Essas preocupações em satisfazer as necessidades humanas dos colaboradores são muito bem vistas por eles e fazem com que outros se sintam atraídos para os quadros da organização. Em geral, essas empresas obtém sempre os melhores talentos encontrados no mercado de trabalho.

-Treinamentos capacitam o profissional e lhe dá segurança em suas atividades. Como instrumentos como o “e-learning” ajudam à manter uma baixa taxa de rotatividade?
Uma prática que está se tornando comum nas grandes empresas hoje é o chamado e-learning, ou seja, a possibilidade de aprendizagem à distância, proporcionada pelo uso cada vez mais frequente da Internet e de intranets nas empresas.
Esse investimento em capacitação de pessoal tem demonstrado bom retorno. Quanto mais alto o nível da mão de obra, mais ciente ela é de que a educação é o melhor meio de galgar posições no trabalho e também na sociedade.
É muito simples. O bom colaborador sabe que é vantajoso para ele permanecer em uma organização que investe na melhoria da qualidade de sua mão de obra. Caso ele precise sair da empresa, sabe que os cursos que realizou lhe proporcionarão mais e melhores chances no mercado.

-Um bom clima organizacional também é relevante no “turnover”. O relacionamento interno duradouro entre os colaboradores influencia nesse cenário?
As empresas hoje trabalham em equipes. A palavra de ordem é colaboração ao invés de competição. Um bom clima organizacional é fator primordial para o sucesso desse modelo.
Passamos em geral mais tempo com nossos colegas de trabalho do que com a família. Muitas amizades são formadas para a vida toda nesse ambiente. Muitas pessoas optam por permanecer em uma organização pelo clima interno e pelos amigos. As pessoas gostam de ser respeitadas e queridas.
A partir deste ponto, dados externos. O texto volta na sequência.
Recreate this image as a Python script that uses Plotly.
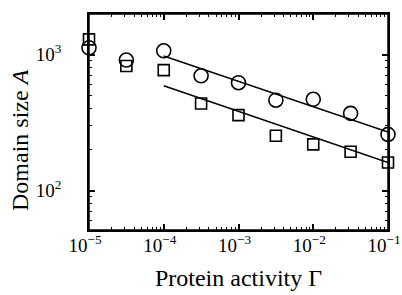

Se os líderes conseguirem suprir isso, administrando rapidamente os conflitos normais que surgem entre as pessoas, não há o que perder.

-Existem empresas que contratam profissionais medianos (que ficam na zona de conforto) para não sofrer com um alta taxa de rotatividade. Até que ponto isso é benéfico?
O importante é que os líderes não sejam medianos como suas equipes. Claro que isso exigirá uma dose extra de esforço do líder para atingir as metas, mas nem sempre isso é ruim. O líder é que não deve em hipótese alguma entrar nessa “zona de conforto”.
Entretanto, uma coisa deve ficar clara. O termo mediano, bem como seu sinônimo pejorativo medíocre, não são necessariamente algo ruim.
As pessoas ditas “normais” são medianas, ou seja, estão na média da população em termos de QI, por exemplo. A grande maioria das pessoas está nessa faixa. Eles são o recurso mais abundante. Além do mais, muitas vezes são mais fáceis de lidar do que os chamados “superiores à média” ou mesmo os “gênios”. Isso faz diferença numa equipe. Muitos “egos superiores “ juntos, em geral, não funcionam devido aos conflitos que geram. O ideal é equilibrar os elementos das equipes, deixando os melhores profissionais liderarem-nas ou aos projetos.